Hot roller bearing journals are more difficult to detect. After extended operation, the heat may be
felt as one walks by them and they can be felt to determine if their temperature is abnormally high.
Also, as a roller bearing heats up it will start to drip hot oil. Look for discoloration and lubricant
leakage.
(4) Broken or extensively cracked wheel. See Figures 3-6 and 3-7 for examples.
(5) Brakes that fail to release.
(6) Any other apparent safety hazard likely to cause an accident or incident
before the train arrives at its destination.
(7) Air brake hoses. Air brake hoses shall be checked for damage prior to use and the
presence of a gasket should be confirmed. Look for date of hose manufacture and report if shelf
life has been exceeded. Refer to Figure 3-5.
(8) Brake beams, shoes, and linkages. The mechanical components of the brake
system shall be checked to see that all linkages are connected securely and that rods are not
rubbing or binding on any car parts. The brake shoes shall be checked for an adequate wear
surface for safe operation.
(9) Hand brakes. Hand brakes shall be checked for proper operation.

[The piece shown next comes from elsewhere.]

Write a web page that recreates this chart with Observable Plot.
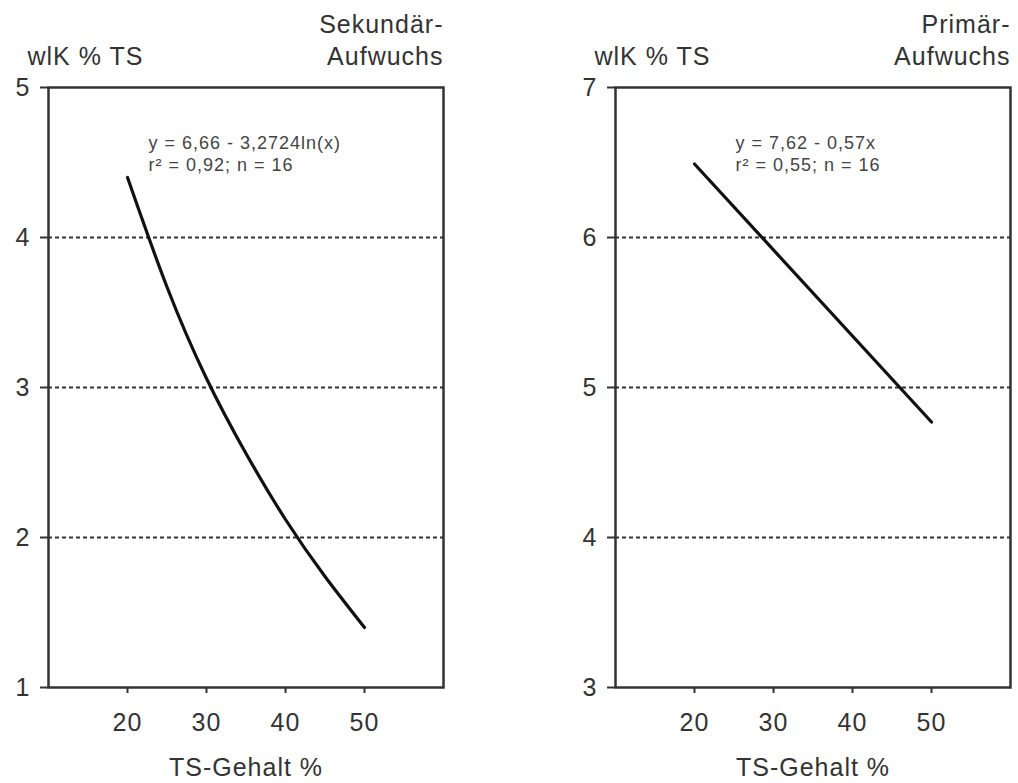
<!DOCTYPE html>
<html><head><meta charset="utf-8">
<script src="https://cdn.jsdelivr.net/npm/d3@7"></script>
<script src="https://cdn.jsdelivr.net/npm/@observablehq/plot@0.6"></script>
<style>
body{margin:0;background:#fff;}
#wrap{display:flex;width:1018px;height:783px;}
</style></head><body><div id="wrap"></div>
<script>
// Data
const xTicks = [20, 30, 40, 50];
const sekX = [20, 25, 30, 35, 40, 45, 50];
const sekY = [4.40, 3.67, 3.06, 2.56, 2.12, 1.74, 1.40];
const primX = [20, 50];
const primY = [6.49, 4.77];
const sekYTicks = [1, 2, 3, 4, 5];
const primYTicks = [3, 4, 5, 6, 7];
const sekGrid = [2, 3, 4];
const primGrid = [4, 5, 6];
const sekEq = "y = 6,66 - 3,2724ln(x)\nr² = 0,92; n = 16";
const primEq = "y = 7,62 - 0,57x\nr² = 0,55; n = 16";
const sekTitle = "Sekundär-\nAufwuchs";
const primTitle = "Primär-\nAufwuchs";
const yLabel = "wlK % TS";
const xLabel = "TS-Gehalt %";

const ink = "#333";

function panel({xs, ys, yTicks, grid, eq, title, marginLeft, marginRight, eqDx}) {
  const data = xs.map((x, i) => ({x, y: ys[i]}));
  return Plot.plot({
    width: 509,
    height: 783,
    marginTop: 87,
    marginBottom: 96,
    marginLeft,
    marginRight,
    style: {fontFamily: "Liberation Sans, Arial, sans-serif", fontSize: "25px", color: ink, background: "white", letterSpacing: "1px"},
    x: {domain: [10, 60]},
    y: {domain: [yTicks[0], yTicks[yTicks.length - 1]]},
    marks: [
      Plot.gridY(grid, {stroke: ink, strokeOpacity: 1, strokeWidth: 2, strokeDasharray: "4,3"}),
      Plot.frame({stroke: ink, strokeWidth: 2.5}),
      Plot.axisY(yTicks, {tickSize: 8, tickPadding: 10, tickFormat: "d", label: null, fontSize: 25, stroke: ink, strokeWidth: 2}),
      Plot.axisX(xTicks, {tickSize: 6, tickPadding: 20, tickFormat: "d", label: null, fontSize: 25, stroke: ink, strokeWidth: 2}),
      Plot.line(data, {x: "x", y: "y", curve: "natural", stroke: "#111", strokeWidth: 3.2}),
      Plot.text([yLabel], {frameAnchor: "top-left", textAnchor: "start", lineAnchor: "bottom", dx: -21, dy: -23, fontSize: 25, fill: ink}),
      Plot.text([title], {frameAnchor: "top-right", textAnchor: "end", lineAnchor: "bottom", dy: -23, lineHeight: 1.28, fontSize: 25, fill: ink}),
      Plot.text([eq], {frameAnchor: "top-left", textAnchor: "start", lineAnchor: "bottom", dx: eqDx, dy: 83, lineHeight: 1.2, fontSize: 18, fill: "#444"}),
      Plot.text([xLabel], {frameAnchor: "bottom", lineAnchor: "bottom", dy: 88, fontSize: 25, fill: ink})
    ]
  });
}

const wrap = document.getElementById("wrap");
wrap.appendChild(panel({xs: sekX, ys: sekY, yTicks: sekYTicks, grid: sekGrid, eq: sekEq, title: sekTitle, marginLeft: 48, marginRight: 66, eqDx: 100}));
wrap.appendChild(panel({xs: primX, ys: primY, yTicks: primYTicks, grid: primGrid, eq: primEq, title: primTitle, marginLeft: 106, marginRight: 8, eqDx: 120}));
</script></body></html>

(10) Safety Appliances(ladder, hand holds, and fire extinquishers). All the safety
appliances on the car shall be checked to see that they are safe and do not present a hazard to
anyone using them during switching operations. See Figure 3-8 for examples of railcar safety
appliance defects.
(12) Axles, and other truck components. Axles shall be checked to see that no rods
or chains are rubbing against them. The rest of the truck shall be scanned for any obvious defects
such as missing springs, cracked frame, or loose or dragging components.
(13) Load Condition. The method and condition of securing loads shall be checked
for flatcars. For other type of railcars, inspect for leaning bodies. Where possible, inspect for
security of the loads.
c. Initial Terminal Air Test. Anytime a locomotive is coupled into a railcar or cut of
cars, an initial terminal air test shall be conducted. The procedure is outlined in Section 3.4.c.